Gli stessi social, che rappresentavano in momenti passati una cassa di risonanza di gioie, ma per lo più rivendicazioni, polemiche, contestazioni, accuse, si sono quasi azzerati. Sfido a trovare post che richiamino in modo insistente antiche diatribe, sfottò su un mondo che quasi sembra scomparso. In altri tempi la bizzarra idea di Lotito, presidente della Lazio, di giocarsi lo scudetto in partita secca contro la Juventus, avrebbe inscenato un vortice di considerazioni, spinto i tastieristi di professione a scannarsi attorno a uno scudetto che sembra una chimera, un’illusione. Niente di tutto questo. Oggi fanno più presa, della classifica della serie A, la classifica sui virologi più trendy, quelli più bravi, o soltanto quelli che rappresentano un bluff. Se ci pensate bene la capacità di dividersi degli italiani si è spostata su altri argomenti, la prevalenza ha altri protagonisti, altri gol (mediatici).
Forse l’idea che il campionato, se mai ripartirà con le sue propaggini verso lo scudetto da disputarsi nella canicola di luglio, possa riprendere il suo status è annullata.
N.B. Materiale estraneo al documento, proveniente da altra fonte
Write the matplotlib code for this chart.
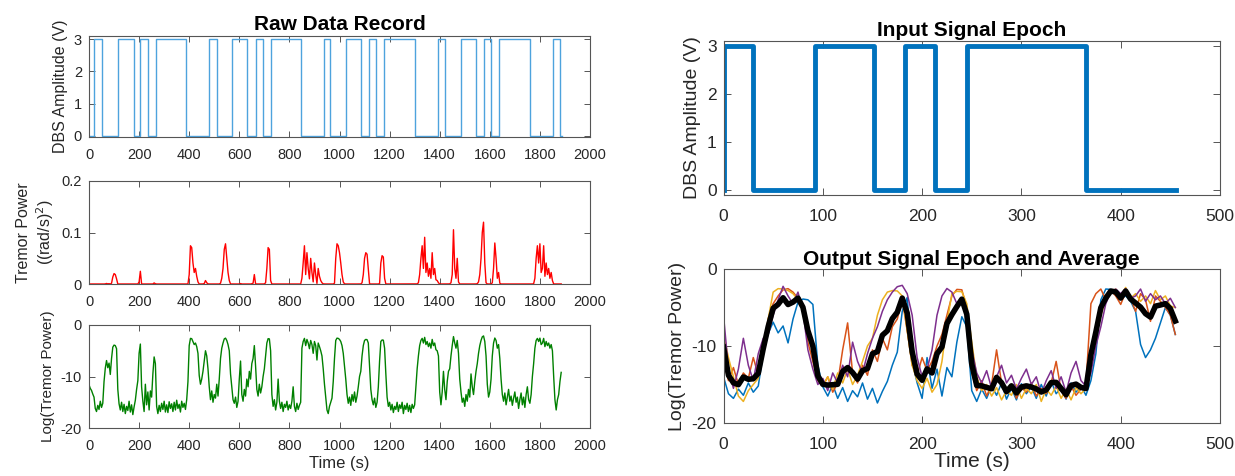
import numpy as np
import matplotlib
matplotlib.use('Agg')
import matplotlib.pyplot as plt

plt.rcParams['font.family'] = ['Liberation Sans', 'DejaVu Sans']
plt.rcParams['axes.unicode_minus'] = False

# ---------------- data ----------------
# Raw DBS record: times (s) where the stimulation level changes, and the level held from each time
raw_dbs_edges = [0, 21, 53, 115, 179, 204, 236, 266, 387,
                 481, 510, 570, 631, 665, 693, 725, 846,
                 937, 963, 1027, 1086, 1118, 1147, 1179, 1300,
                 1393, 1421, 1485, 1546, 1576, 1605, 1638, 1759,
                 1852, 1880, 1888]
raw_dbs_levels = [0, 3, 0, 3, 0, 3, 0, 3, 0,
                  3, 0, 3, 0, 3, 0, 3, 0,
                  3, 0, 3, 0, 3, 0, 3, 0,
                  3, 0, 3, 0, 3, 0, 3, 0,
                  3, 0, 0]

# Input signal epoch (one stimulation pattern)
epoch_dbs_edges = [0, 1, 30, 92, 152, 183, 213, 245, 365, 456]
epoch_dbs_levels = [0, 3, 0, 3, 0, 3, 0, 3, 0, 0]

# Log(tremor power), sampled every 5 s from 0 to 1885 s
log_step_s = 5
log_tremor = [
    -11.6, -12.3, -12.7, -13.4, -14.0, -16.2, -16.8, -15.6, -16.4, -14.8, -16.0, -15.2, -11.0, -8.4, -6.9, -8.3, -7.4, -9.6, -6.5, -4.3,
    -3.9, -4.0, -4.6, -12.5, -15.3, -16.5, -15.0, -16.8, -15.4, -17.2, -15.8, -16.6, -14.8, -16.9, -15.5, -17.4, -15.9, -14.6, -12.5, -10.8,
    -5.5, -3.7, -12.0, -14.8, -16.8, -11.5, -15.5, -13.0, -16.5, -12.8, -14.0, -9.5, -6.2, -7.5, -15.8, -17.2, -15.6, -16.8, -15.2, -16.4,
    -14.8, -16.9, -15.5, -17.0, -14.9, -16.2, -15.3, -16.8, -15.0, -16.5, -14.6, -16.2, -15.4, -16.9, -14.8, -16.0, -15.2, -16.4, -14.5, -11.0,
    -4.0, -2.6, -2.65, -3.2, -3.8, -3.5, -4.2, -5.5, -9.8, -11.5, -10.5, -9.0, -7.0, -5.0, -6.0, -8.5, -12.0, -14.5, -12.8, -15.0,
    -13.5, -14.2, -11.5, -13.8, -10.5, -6.5, -4.5, -3.5, -2.7, -2.55, -3.0, -3.8, -5.0, -9.5, -12.0, -14.5, -15.2, -14.0, -16.0, -14.8,
    -10.5, -7.0, -13.5, -14.8, -12.5, -13.8, -10.5, -12.0, -9.0, -10.5, -7.5, -6.5, -4.0, -8.0, -12.5, -13.8, -11.5, -13.2, -12.0, -10.0,
    -8.5, -6.0, -3.5, -2.65, -2.7, -5.0, -13.5, -15.8, -14.5, -16.5, -15.0, -10.5, -14.8, -16.2, -15.0, -16.8, -15.4, -16.0, -14.8, -16.5,
    -15.5, -16.2, -14.8, -12.0, -15.8, -16.8, -15.2, -16.4, -15.6, -15.0, -4.5, -3.2, -2.6, -4.0, -2.8, -3.5, -4.6, -3.0, -3.8, -5.5,
    -3.2, -4.0, -6.8, -3.5, -4.2, -5.0, -6.0, -8.5, -11.5, -14.0, -16.5, -17.2, -15.8, -15.0, -14.2, -11.0, -6.5, -3.0, -2.55, -2.6,
    -2.8, -3.2, -4.0, -5.5, -8.0, -10.5, -13.5, -15.2, -14.0, -15.6, -13.5, -14.8, -13.0, -15.0, -13.8, -12.0, -10.0, -9.0, -6.0, -4.0,
    -3.0, -2.8, -2.85, -3.5, -8.0, -12.5, -14.5, -15.5, -14.2, -16.0, -15.0, -12.0, -7.0, -3.2, -2.9, -2.95, -4.5, -9.5, -14.0, -15.8,
    -15.0, -16.5, -15.4, -17.0, -15.8, -16.4, -15.0, -16.8, -15.5, -16.2, -15.0, -17.2, -15.6, -16.4, -15.2, -16.8, -15.6, -17.0, -15.4, -16.2,
    -15.5, -12.0, -8.5, -6.0, -4.0, -3.0, -2.6, -3.5, -2.4, -3.8, -3.2, -4.2, -3.5, -4.5, -2.8, -4.0, -3.5, -4.8, -5.0, -6.0,
    -13.0, -15.5, -13.0, -9.0, -12.5, -14.5, -11.0, -9.0, -8.5, -6.0, -4.0, -2.25, -3.5, -4.5, -3.0, -5.5, -10.5, -13.0, -15.0, -14.2,
    -15.8, -13.5, -14.8, -12.5, -14.0, -9.5, -12.0, -13.5, -11.0, -9.0, -7.5, -5.5, -4.0, -3.0, -2.3, -2.12, -3.2, -6.0, -11.5, -14.0,
    -13.0, -10.5, -6.0, -3.5, -2.53, -3.0, -4.5, -3.8, -6.5, -10.5, -13.5, -14.8, -13.2, -15.5, -14.0, -12.5, -14.8, -13.8, -15.6, -14.2,
    -13.0, -15.0, -14.0, -16.2, -14.5, -13.2, -15.5, -14.0, -16.0, -13.5, -12.0, -14.5, -15.2, -13.5, -10.0, -7.5, -4.5, -3.0, -2.6, -3.2,
    -2.55, -3.8, -3.5, -2.6, -4.2, -3.2, -4.0, -3.5, -4.5, -3.8, -5.0, -10.0, -14.5, -16.5, -14.5, -13.5, -11.0, -9.2,
]

# Epoch segmentation of the record (start times in s, length in samples)
epoch_starts_s = [20, 480, 935, 1395]
epoch_samples = 92
epoch_colors = ['#0072BD', '#D95319', '#EDB120', '#7E2F8E']

# ---------------- derived ----------------
log_arr = np.array(log_tremor)
log_t = np.arange(len(log_arr)) * log_step_s
tremor_power = np.exp(log_arr)          # Log(Tremor Power) is natural log
epochs = [log_arr[s // log_step_s: s // log_step_s + epoch_samples] for s in epoch_starts_s]
epoch_t = np.arange(epoch_samples) * log_step_s
epoch_mean = np.mean(np.vstack(epochs), axis=0)

# ---------------- figure ----------------
W, H = 1235, 476
fig = plt.figure(figsize=(W / 100, H / 100), dpi=100)

def rect(x0, y0, x1, y1):
    return [x0 / W, 1 - y1 / H, (x1 - x0) / W, (y1 - y0) / H]

TXT = '#262626'
SPINE = '#555555'

def style(ax, xpad, ypad, size, ticklen):
    for s in ax.spines.values():
        s.set_color(SPINE)
        s.set_linewidth(0.8)
    ax.tick_params(direction='in', top=True, right=True, length=ticklen, width=0.7,
                   color=SPINE, labelcolor=TXT, labelsize=size)
    ax.tick_params(axis='x', pad=xpad)
    ax.tick_params(axis='y', pad=ypad)

ax1 = fig.add_axes(rect(89, 36, 590, 137))
ax2 = fig.add_axes(rect(89, 181, 590, 284))
ax3 = fig.add_axes(rect(89, 325, 590, 428))
ax4 = fig.add_axes(rect(723.5, 40.7, 1220, 195))
ax5 = fig.add_axes(rect(723.5, 269, 1220, 423))

# Left column
ax1.step(raw_dbs_edges, raw_dbs_levels, where='post', color='#4DA3DD', lw=1.0)
ax1.set_xlim(0, 2000)
ax1.set_ylim(-0.04, 3.1)
ax1.set_yticks([0, 1, 2, 3])
ax1.set_xticks(range(0, 2001, 200))
ax1.set_ylabel('DBS Amplitude (V)', fontsize=11.5, color=TXT, labelpad=4)
ax1.set_title('Raw Data Record', fontsize=15, fontweight='bold', color='black', pad=4)

ax2.plot(log_t, tremor_power, color='red', lw=1.0)
ax2.set_xlim(0, 2000)
ax2.set_ylim(0, 0.2)
ax2.set_yticks([0, 0.1, 0.2])
ax2.set_yticklabels(['0', '0.1', '0.2'])
ax2.set_xticks(range(0, 2001, 200))
ax2.set_ylabel('Tremor Power\n((rad/s)$^2$)', fontsize=11.5, color=TXT, labelpad=4,
               multialignment='center')

ax3.plot(log_t, log_arr, color='#008000', lw=1.0)
ax3.set_xlim(0, 2000)
ax3.set_ylim(-20, 0)
ax3.set_yticks([-20, -10, 0])
ax3.set_xticks(range(0, 2001, 200))
ax3.set_ylabel('Log(Tremor Power)', fontsize=11, color=TXT, labelpad=4)
ax3.set_xlabel('Time (s)', fontsize=12, color=TXT, labelpad=2)

for ax in (ax1, ax2, ax3):
    style(ax, 8, 5, 10.5, 4)

# Right column
ax4.step(epoch_dbs_edges, epoch_dbs_levels, where='post', color='#0072BD', lw=3.5)
ax4.set_xlim(0, 500)
ax4.set_ylim(-0.1, 3.1)
ax4.set_yticks([0, 1, 2, 3])
ax4.set_xticks(range(0, 501, 100))
ax4.set_ylabel('DBS Amplitude (V)', fontsize=14, color=TXT, labelpad=4)
ax4.set_title('Input Signal Epoch', fontsize=15, fontweight='bold', color='black', pad=3.5)

for ep, col in zip(epochs, epoch_colors):
    ax5.plot(epoch_t, ep, color=col, lw=1.1)
ax5.plot(epoch_t, epoch_mean, color='black', lw=4)
ax5.set_xlim(0, 500)
ax5.set_ylim(-20, 0)
ax5.set_yticks([-20, -10, 0])
ax5.set_xticks(range(0, 501, 100))
ax5.set_ylabel('Log(Tremor Power)', fontsize=14, color=TXT, labelpad=4)
ax5.set_xlabel('Time (s)', fontsize=15, color=TXT, labelpad=0)
ax5.set_title('Output Signal Epoch and Average', fontsize=15, fontweight='bold', color='black', pad=3)

for ax in (ax4, ax5):
    style(ax, 10, 5, 12.5, 5)

fig.savefig('out.png', dpi=100)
Forse la gente pensa che un campionato così, dopo tre mesi di stop, arriverà falsato alla meta, poggiando su basi diverse che sono diverse perché i tempi dettano ciò che sarà. Una volta si diceva che la serie A si decide a Primavera, ora si potrà dire che a cavallo di giugno e luglio sarà il momento decisivo. Una rinascita hot. Ma con che armi, con che giocatori, con che usura, con che appeal? La serie A interrotta che riprende non sarà più quella di prima, avrà un risultato diverso perché è cambiato il mood, gli attori avranno un approccio personalmente concentrato su un obiettivo e un percorso che non sono quelli del settembre scorso. E ci saranno giocatori che termineranno la loro storia con una squadra a fine luglio e al 10 agosto ne cominceranno un’altra. Forse. Una rivoluzione di metodi e tempi, che non è secondaria rispetto a ciò che ci è stato raccontato negli anni. E’ vero, tutto si cambia, tutto è modificabile. Ma modificare ciò che contiene valori per qualcosa che sfugge alla nostra generale comprensione è un rischio pesante.
Non c’è la febbre che accompagna la prima partita del primo giorno del campionato, non c’è voglia di dribbling se non al Covid 19, bastardo essere che ci sta prendendo per mano verso un mondo che non sarà più quello rassicurante di prima. Basterà un gol di Ronaldo, uno slalom di Lautaro, un’arpionata di Ibrahimovic, un’intuizione di Immobile a farci capire che il calcio è lo stesso di prima? Più povero, ma più vivo. La risposta non è possibile conoscerla.